▶ **The exercise**
Exactly the lines from the start of the data below through the line that contains "(0,0) rectangle (419,508);" are to be copied, with pictures left out.

▶ **Dataset content**
--- begin ---

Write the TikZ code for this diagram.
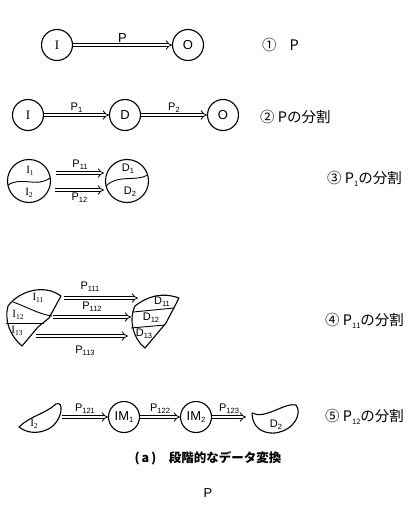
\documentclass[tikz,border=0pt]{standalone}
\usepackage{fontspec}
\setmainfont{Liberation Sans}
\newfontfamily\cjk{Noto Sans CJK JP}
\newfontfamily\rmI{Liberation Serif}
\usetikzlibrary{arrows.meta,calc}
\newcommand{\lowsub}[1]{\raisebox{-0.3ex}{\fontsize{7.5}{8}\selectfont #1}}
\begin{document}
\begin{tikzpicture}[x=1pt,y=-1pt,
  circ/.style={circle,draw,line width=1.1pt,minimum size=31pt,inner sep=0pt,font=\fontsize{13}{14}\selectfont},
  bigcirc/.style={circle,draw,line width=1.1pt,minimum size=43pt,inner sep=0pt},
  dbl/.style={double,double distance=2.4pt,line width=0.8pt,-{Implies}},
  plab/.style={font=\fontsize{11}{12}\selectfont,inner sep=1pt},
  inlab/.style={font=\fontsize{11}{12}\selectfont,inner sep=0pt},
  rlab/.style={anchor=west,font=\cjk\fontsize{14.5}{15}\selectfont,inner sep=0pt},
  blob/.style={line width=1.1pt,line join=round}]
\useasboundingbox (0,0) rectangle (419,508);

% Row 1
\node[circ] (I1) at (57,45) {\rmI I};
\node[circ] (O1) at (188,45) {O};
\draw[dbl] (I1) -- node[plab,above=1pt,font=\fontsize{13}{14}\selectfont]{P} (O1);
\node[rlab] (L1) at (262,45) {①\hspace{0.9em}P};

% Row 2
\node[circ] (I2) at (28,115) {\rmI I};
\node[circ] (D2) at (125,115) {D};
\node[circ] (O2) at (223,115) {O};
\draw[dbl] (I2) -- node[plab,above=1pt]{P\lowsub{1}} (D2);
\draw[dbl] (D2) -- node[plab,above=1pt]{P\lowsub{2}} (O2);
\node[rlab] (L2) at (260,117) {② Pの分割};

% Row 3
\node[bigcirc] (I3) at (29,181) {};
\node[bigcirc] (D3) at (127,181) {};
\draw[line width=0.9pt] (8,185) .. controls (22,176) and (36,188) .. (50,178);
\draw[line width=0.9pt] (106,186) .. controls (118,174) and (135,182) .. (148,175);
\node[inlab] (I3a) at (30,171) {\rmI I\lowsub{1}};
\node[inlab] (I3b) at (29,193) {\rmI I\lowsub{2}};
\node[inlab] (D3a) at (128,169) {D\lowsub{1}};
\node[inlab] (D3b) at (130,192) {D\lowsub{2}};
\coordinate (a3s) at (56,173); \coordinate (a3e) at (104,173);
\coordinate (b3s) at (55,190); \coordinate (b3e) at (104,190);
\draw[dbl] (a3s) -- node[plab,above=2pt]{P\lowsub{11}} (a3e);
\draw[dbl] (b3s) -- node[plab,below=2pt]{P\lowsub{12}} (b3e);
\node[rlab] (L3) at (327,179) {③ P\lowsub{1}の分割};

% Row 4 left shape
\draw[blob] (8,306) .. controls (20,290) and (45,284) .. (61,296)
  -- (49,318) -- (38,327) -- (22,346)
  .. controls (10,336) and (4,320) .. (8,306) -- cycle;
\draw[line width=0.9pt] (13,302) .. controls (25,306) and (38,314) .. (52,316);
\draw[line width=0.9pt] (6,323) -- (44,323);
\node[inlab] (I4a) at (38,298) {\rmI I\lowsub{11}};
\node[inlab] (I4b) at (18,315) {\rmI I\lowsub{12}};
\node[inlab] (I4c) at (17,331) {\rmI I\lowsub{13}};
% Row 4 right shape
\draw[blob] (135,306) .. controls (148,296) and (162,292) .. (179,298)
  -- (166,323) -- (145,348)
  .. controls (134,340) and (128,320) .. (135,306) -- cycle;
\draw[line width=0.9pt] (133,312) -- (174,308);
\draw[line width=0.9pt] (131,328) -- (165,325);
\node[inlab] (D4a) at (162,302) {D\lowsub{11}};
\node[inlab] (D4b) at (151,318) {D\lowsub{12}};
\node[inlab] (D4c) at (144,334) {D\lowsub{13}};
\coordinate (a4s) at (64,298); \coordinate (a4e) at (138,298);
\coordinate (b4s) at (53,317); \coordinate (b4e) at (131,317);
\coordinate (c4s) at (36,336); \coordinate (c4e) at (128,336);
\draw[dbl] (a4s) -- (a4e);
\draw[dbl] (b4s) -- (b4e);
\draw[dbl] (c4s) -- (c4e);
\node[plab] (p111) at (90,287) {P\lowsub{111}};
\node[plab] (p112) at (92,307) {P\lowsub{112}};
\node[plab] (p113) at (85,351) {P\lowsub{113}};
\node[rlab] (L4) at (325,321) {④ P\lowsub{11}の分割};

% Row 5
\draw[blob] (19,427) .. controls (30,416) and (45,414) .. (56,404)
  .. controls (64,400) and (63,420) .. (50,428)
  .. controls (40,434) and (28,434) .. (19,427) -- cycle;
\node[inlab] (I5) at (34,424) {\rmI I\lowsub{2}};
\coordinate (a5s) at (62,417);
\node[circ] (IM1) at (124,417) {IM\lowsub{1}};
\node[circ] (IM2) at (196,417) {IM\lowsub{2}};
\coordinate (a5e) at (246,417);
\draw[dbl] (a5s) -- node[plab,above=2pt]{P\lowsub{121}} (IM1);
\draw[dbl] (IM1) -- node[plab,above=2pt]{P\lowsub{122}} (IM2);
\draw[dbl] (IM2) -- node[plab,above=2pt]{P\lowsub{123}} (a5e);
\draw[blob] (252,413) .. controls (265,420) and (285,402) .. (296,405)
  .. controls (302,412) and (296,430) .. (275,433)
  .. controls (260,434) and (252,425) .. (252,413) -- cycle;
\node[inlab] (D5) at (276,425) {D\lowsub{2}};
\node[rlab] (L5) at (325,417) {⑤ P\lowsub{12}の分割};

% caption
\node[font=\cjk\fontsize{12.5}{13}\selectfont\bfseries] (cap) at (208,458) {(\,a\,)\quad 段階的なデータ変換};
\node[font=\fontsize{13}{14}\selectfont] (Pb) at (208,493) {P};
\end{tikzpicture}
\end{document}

--- end ---

▶ **Written reply**
Write the TikZ code for this diagram.
\documentclass[tikz,border=0pt]{standalone}
\usepackage{fontspec}
\setmainfont{Liberation Sans}
\newfontfamily\cjk{Noto Sans CJK JP}
\newfontfamily\rmI{Liberation Serif}
\usetikzlibrary{arrows.meta,calc}
\newcommand{\lowsub}[1]{\raisebox{-0.3ex}{\fontsize{7.5}{8}\selectfont #1}}
\begin{document}
\begin{tikzpicture}[x=1pt,y=-1pt,
  circ/.style={circle,draw,line width=1.1pt,minimum size=31pt,inner sep=0pt,font=\fontsize{13}{14}\selectfont},
  bigcirc/.style={circle,draw,line width=1.1pt,minimum size=43pt,inner sep=0pt},
  dbl/.style={double,double distance=2.4pt,line width=0.8pt,-{Implies}},
  plab/.style={font=\fontsize{11}{12}\selectfont,inner sep=1pt},
  inlab/.style={font=\fontsize{11}{12}\selectfont,inner sep=0pt},
  rlab/.style={anchor=west,font=\cjk\fontsize{14.5}{15}\selectfont,inner sep=0pt},
  blob/.style={line width=1.1pt,line join=round}]
\useasboundingbox (0,0) rectangle (419,508);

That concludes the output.